▸ Requirements:
Starting at the line that contains "Generate a Python" and stopping at the line that contains "fit_hill = 1.25", transcribe every line of the material below exactly; pictures stay out.

BEGIN

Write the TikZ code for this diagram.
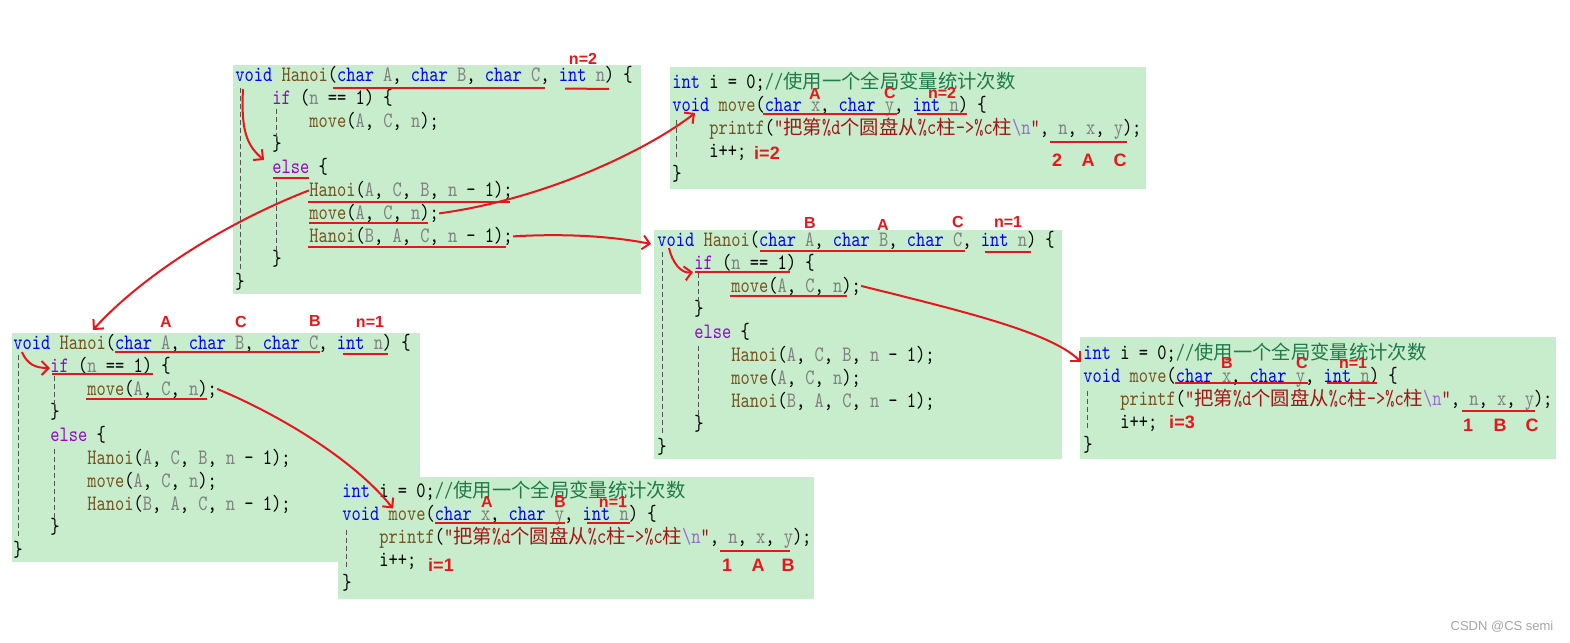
\documentclass[tikz,border=0pt]{standalone}
\usepackage{fontspec}
\usepackage{tikz}
\usetikzlibrary{arrows.meta,calc}

\newfontfamily\codefont[FakeStretch=0.8]{lmmono10-regular.otf}
\newfontfamily\cjk[Scale=0.88]{Noto Sans CJK SC}
\newfontfamily\labfont{Liberation Sans}

\definecolor{panelgreen}{HTML}{C7EDCC}
\definecolor{kwblue}{HTML}{0000FF}
\definecolor{ctlpurple}{HTML}{8F08C4}
\definecolor{fnbrown}{HTML}{74531F}
\definecolor{pargray}{HTML}{808080}
\definecolor{strred}{HTML}{A31515}
\definecolor{escpurple}{HTML}{9B6BD8}
\definecolor{cmtgreen}{HTML}{1F7A4D}
\definecolor{redink}{HTML}{E8161B}
\definecolor{guidegray}{HTML}{555555}

\newcommand\kw[1]{\textcolor{kwblue}{#1}}
\newcommand\ctl[1]{\textcolor{ctlpurple}{#1}}
\newcommand\fn[1]{\textcolor{fnbrown}{#1}}
\newcommand\pa[1]{\textcolor{pargray}{#1}}
\newcommand\lit[1]{\textcolor{strred}{#1}}
\newcommand\cmt[1]{\textcolor{cmtgreen}{#1}}

\tikzset{
    panel/.style={fill=panelgreen, inner sep=0pt, anchor=north west},
    hanoibox/.style={panel, minimum width=204pt, minimum height=114.5pt},
    movebox/.style={panel, minimum width=238pt, minimum height=61pt},
    code/.style={anchor=base west, inner sep=0pt, font=\codefont\fontsize{11}{13}\selectfont},
    guide/.style={draw=guidegray, line width=0.5pt, dash pattern=on 2.5pt off 1.5pt},
    redline/.style={draw=redink, line width=1pt},
    callarrow/.style={redline, -{Straight Barb[length=3.5pt,width=7pt]}},
    tag/.style={text=redink, inner sep=0pt, font=\labfont\bfseries\fontsize{8}{8}\selectfont},
    val/.style={tag, font=\labfont\bfseries\fontsize{9}{9}\selectfont}
}

\newcommand{\hanoilines}{%
    \node[code] (l1) at (0,0) {\kw{void} \fn{Hanoi}(\kw{char} \pa{A}, \kw{char} \pa{B}, \kw{char} \pa{C}, \kw{int} \pa{n}) \{};
    \node[code] (l2) at (37,23) {\ctl{if} (\pa{n} == 1) \{};
    \node[code] (l3) at (74,46) {\fn{move}(\pa{A}, \pa{C}, \pa{n});};
    \node[code] (l4) at (37,69) {\}};
    \node[code] (l5) at (37,92) {\ctl{else} \{};
    \node[code] (l6) at (74,115) {\fn{Hanoi}(\pa{A}, \pa{C}, \pa{B}, \pa{n} - 1);};
    \node[code] (l7) at (74,138) {\fn{move}(\pa{A}, \pa{C}, \pa{n});};
    \node[code] (l8) at (74,161) {\fn{Hanoi}(\pa{B}, \pa{A}, \pa{C}, \pa{n} - 1);};
    \node[code] (l9) at (37,184) {\}};
    \node[code] (l10) at (0,207) {\}};
    \draw[guide] (5,6) -- (5,190);
    \draw[guide] (41.5,27) -- (41.5,57);
    \draw[guide] (41.5,100) -- (41.5,172);
}

\newcommand{\movelines}{%
    \node[code] (l1) at (0,0) {\kw{int} i = 0;\cmt{//{\cjk 使用一个全局变量统计次数}}};
    \node[code] (l2) at (0,23) {\kw{void} \fn{move}(\kw{char} \pa{x}, \kw{char} \pa{y}, \kw{int} \pa{n}) \{};
    \node[code] (l3) at (37,46) {\fn{printf}(\lit{”{\cjk 把第}\%d{\cjk 个圆盘从}\%c{\cjk 柱}->\%c{\cjk 柱}}\textcolor{escpurple}{\textbackslash n}\lit{”}, \pa{n}, \pa{x}, \pa{y});};
    \node[code] (l4) at (37,69) {i++;};
    \node[code] (l5) at (0,92) {\}};
    \draw[guide] (4,32) -- (4,72);
}

\begin{document}
\begin{tikzpicture}[x=0.5pt, y=-0.5pt]
    \useasboundingbox (0,0) rectangle (1570,643);
    \fill[white] (0,0) rectangle (1570,643);

    \node[hanoibox] (b1) at (233,65) {};
    \node[movebox] (b2) at (670,67) {};
    \node[hanoibox] (b3) at (654,230) {};
    \node[movebox] (b4) at (1080,337) {};
    \node[hanoibox] (b5) at (12,333) {};
    \node[movebox] (b6) at (338,477) {};

    \begin{scope}[shift={(235,81.5)}, name prefix=h1-]
        \hanoilines
        \node[tag] (vn) at (348,-22.5) {n=2};
        \draw[redline] (98,6) -- (310,6);
        \draw[redline] (330,7) -- (374,7.5);
        \draw[redline] (38,96) -- (74,96);
        \draw[redline] (73,120.5) -- (275,120.5);
        \draw[redline] (74,141) -- (193,141);
        \draw[redline] (73,165.5) -- (271,165.5);
        \draw[callarrow] ($(l1.base west)+(8,7.5)$) .. controls +(-2,40) and +(-18,-15) .. ($(l5.base west)+(-8,-13.5)$);
    \end{scope}

    \begin{scope}[shift={(672,88)}, name prefix=m1-]
        \movelines
        \node[tag] (vx) at (143,6) {A};
        \node[tag] (vy) at (218,5) {C};
        \node[tag] (vn) at (270,5) {n=2};
        \draw[redline] (91,26) -- (225,26);
        \draw[redline] (245,25.5) -- (295,25.5);
        \draw[redline] (378,54) -- (455,54);
        \node[val] (on) at (385,72) {2};
        \node[val] (ox) at (416,72) {A};
        \node[val] (oy) at (448,72) {C};
        \node[val] (cnt) at (95,65) {i=2};
    \end{scope}

    \begin{scope}[shift={(657,246)}, name prefix=h2-]
        \hanoilines
        \node[tag] (va) at (153,-23) {B};
        \node[tag] (vb) at (226,-21) {A};
        \node[tag] (vc) at (301,-24) {C};
        \node[tag] (vn) at (351,-24) {n=1};
        \draw[redline] (103,5) -- (308,5);
        \draw[redline] (328,6) -- (374,6);
        \draw[redline] (38,26) -- (133,26);
        \draw[redline] (73,50) -- (190,50);
        \draw[callarrow] ($(l1.base west)+(12,2)$) .. controls +(3,14) and +(-12,2) .. ($(l2.base west)+(-1,3)$);
    \end{scope}

    \begin{scope}[shift={(1083,359)}, name prefix=m2-]
        \movelines
        \node[tag] (vx) at (144,4) {B};
        \node[tag] (vy) at (219,4) {C};
        \node[tag] (vn) at (270,4) {n=1};
        \draw[redline] (92,24) -- (225,24);
        \draw[redline] (244,24) -- (294,24);
        \draw[redline] (379,52) -- (452,52);
        \node[val] (on) at (385,66) {1};
        \node[val] (ox) at (417,66) {B};
        \node[val] (oy) at (449,66) {C};
        \node[val] (cnt) at (99,63) {i=3};
    \end{scope}

    \begin{scope}[shift={(13,349)}, name prefix=h3-]
        \hanoilines
        \node[tag] (va) at (153,-27) {A};
        \node[tag] (vb) at (228,-27) {C};
        \node[tag] (vc) at (302,-28) {B};
        \node[tag] (vn) at (357,-27) {n=1};
        \draw[redline] (102,3) -- (307,3);
        \draw[redline] (330,5) -- (375,5);
        \draw[redline] (39,25) -- (140,25);
        \draw[redline] (73,50) -- (194,50);
        \draw[callarrow] ($(l1.base west)+(9,3)$) .. controls +(5,12) and +(-15,0) .. ($(l2.base west)+(0,-4)$);
    \end{scope}

    \begin{scope}[shift={(342,497.5)}, name prefix=m3-]
        \movelines
        \node[tag] (vx) at (145,4.5) {A};
        \node[tag] (vy) at (218,4.5) {B};
        \node[tag] (vn) at (271,4.5) {n=1};
        \draw[redline] (93,25.5) -- (223,25.5);
        \draw[redline] (245,25.5) -- (288,25.5);
        \draw[redline] (378,53.5) -- (448,53.5);
        \node[val] (on) at (385,67.5) {1};
        \node[val] (ox) at (416,67.5) {A};
        \node[val] (oy) at (446,67.5) {B};
        \node[val] (cnt) at (99,67.5) {i=1};
    \end{scope}

    \draw[callarrow] (h1-l6.west) .. controls +(-90,35) and +(45,-50) .. ($(b5.north west)+(81,-3)$);
    \draw[callarrow] (h1-l7.east) .. controls +(110,-15) and +(-45,35) .. ($(m1-l2.base west)+(23,2)$);
    \draw[callarrow] (h1-l8.east) .. controls +(50,-3) and +(-40,-8) .. ($(h2-l1.base west)+(-6,-2)$);
    \draw[callarrow] (h2-l3.east) .. controls +(100,25) and +(-30,-30) .. ($(m2-l2.base west)+(-2,-20)$);
    \draw[callarrow] (h3-l3.east) .. controls +(60,25) and +(-40,-50) .. ($(m3-l2.base west)+(51,-12)$);

    \node[text=gray!70, inner sep=0pt, font=\labfont\fontsize{6.5}{7}\selectfont] (wm) at (1502,627) {CSDN @CS semi};
\end{tikzpicture}
\end{document}
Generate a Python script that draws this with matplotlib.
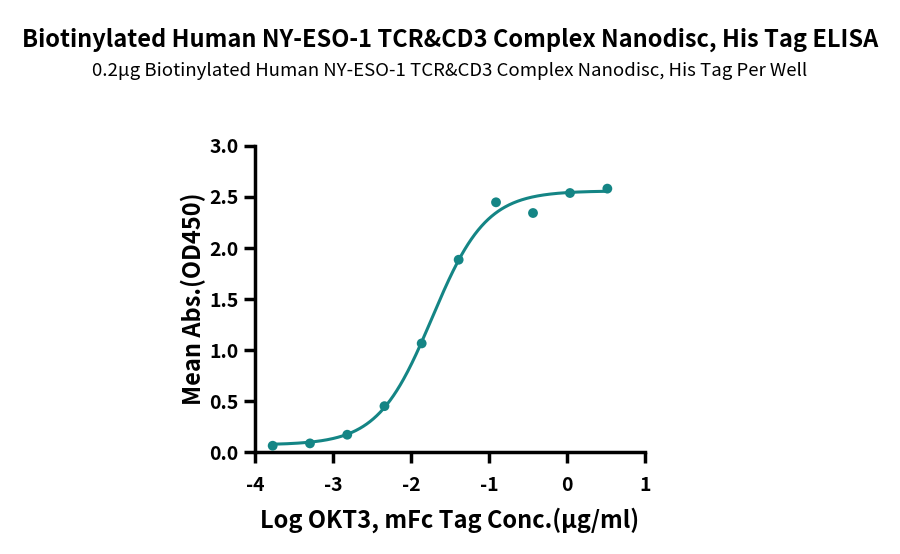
import numpy as np
import matplotlib
matplotlib.use("Agg")
import matplotlib.pyplot as plt

plt.rcParams['font.family'] = ['Noto Sans CJK SC', 'DejaVu Sans']

log_conc = [-3.773, -3.295, -2.817, -2.340, -1.863, -1.389, -0.910, -0.436, 0.038, 0.517]
od450 = [0.062, 0.085, 0.170, 0.450, 1.065, 1.885, 2.448, 2.343, 2.539, 2.582]

# 4PL fit parameters
fit_bottom = 0.07
fit_top = 2.56
fit_logec50 = -1.73
fit_hill = 1.25

x_ticks = [-4, -3, -2, -1, 0, 1]
y_ticks = [0.0, 0.5, 1.0, 1.5, 2.0, 2.5, 3.0]

title = "Biotinylated Human NY-ESO-1 TCR&CD3 Complex Nanodisc, His Tag ELISA"
subtitle = "0.2\u03bcg Biotinylated Human NY-ESO-1 TCR&CD3 Complex Nanodisc, His Tag Per Well"
xlabel = "Log OKT3, mFc Tag Conc.(\u03bcg/ml)"
ylabel = "Mean Abs.(OD450)"

color = "#148585"

fig = plt.figure(figsize=(9, 5.54), dpi=100)
ax = fig.add_axes([0.2833, 0.184, 0.4334, 0.5525])

xs = np.linspace(min(log_conc), max(log_conc), 400)
ys = fit_bottom + (fit_top - fit_bottom) / (1 + 10 ** ((fit_logec50 - xs) * fit_hill))
ax.plot(xs, ys, color=color, lw=2.2, zorder=2)
ax.scatter(log_conc, od450, s=50, color=color, zorder=3, edgecolors='none')

ax.set_xlim(-4, 1)
ax.set_ylim(0, 3.0)
ax.set_xticks(x_ticks)
ax.set_xticklabels([str(t) for t in x_ticks])
ax.set_yticks(y_ticks)
ax.set_yticklabels([f"{t:.1f}" for t in y_ticks])
for s in ['top', 'right']:
    ax.spines[s].set_visible(False)
for s in ['left', 'bottom']:
    ax.spines[s].set_linewidth(2.5)
ax.tick_params(direction='out', length=8, width=2.5, labelsize=14)
ax.tick_params(axis='x', pad=9)
ax.tick_params(axis='y', pad=4)
for lab in ax.get_xticklabels() + ax.get_yticklabels():
    lab.set_fontweight('bold')
ax.set_xlabel(xlabel, fontsize=17, fontweight='bold', labelpad=9)
ax.set_ylabel(ylabel, fontsize=17, fontweight='bold', labelpad=2)

fig.text(0.5, 1 - 40 / 554, title, ha='center', va='center', fontsize=17, fontweight='bold')
fig.text(0.5, 1 - 71 / 554, subtitle, ha='center', va='center', fontsize=13.4)

fig.savefig("out.png", dpi=100)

END

▸ Result below:
Generate a Python script that draws this with matplotlib.
import numpy as np
import matplotlib
matplotlib.use("Agg")
import matplotlib.pyplot as plt

plt.rcParams['font.family'] = ['Noto Sans CJK SC', 'DejaVu Sans']

log_conc = [-3.773, -3.295, -2.817, -2.340, -1.863, -1.389, -0.910, -0.436, 0.038, 0.517]
od450 = [0.062, 0.085, 0.170, 0.450, 1.065, 1.885, 2.448, 2.343, 2.539, 2.582]

# 4PL fit parameters
fit_bottom = 0.07
fit_top = 2.56
fit_logec50 = -1.73
fit_hill = 1.25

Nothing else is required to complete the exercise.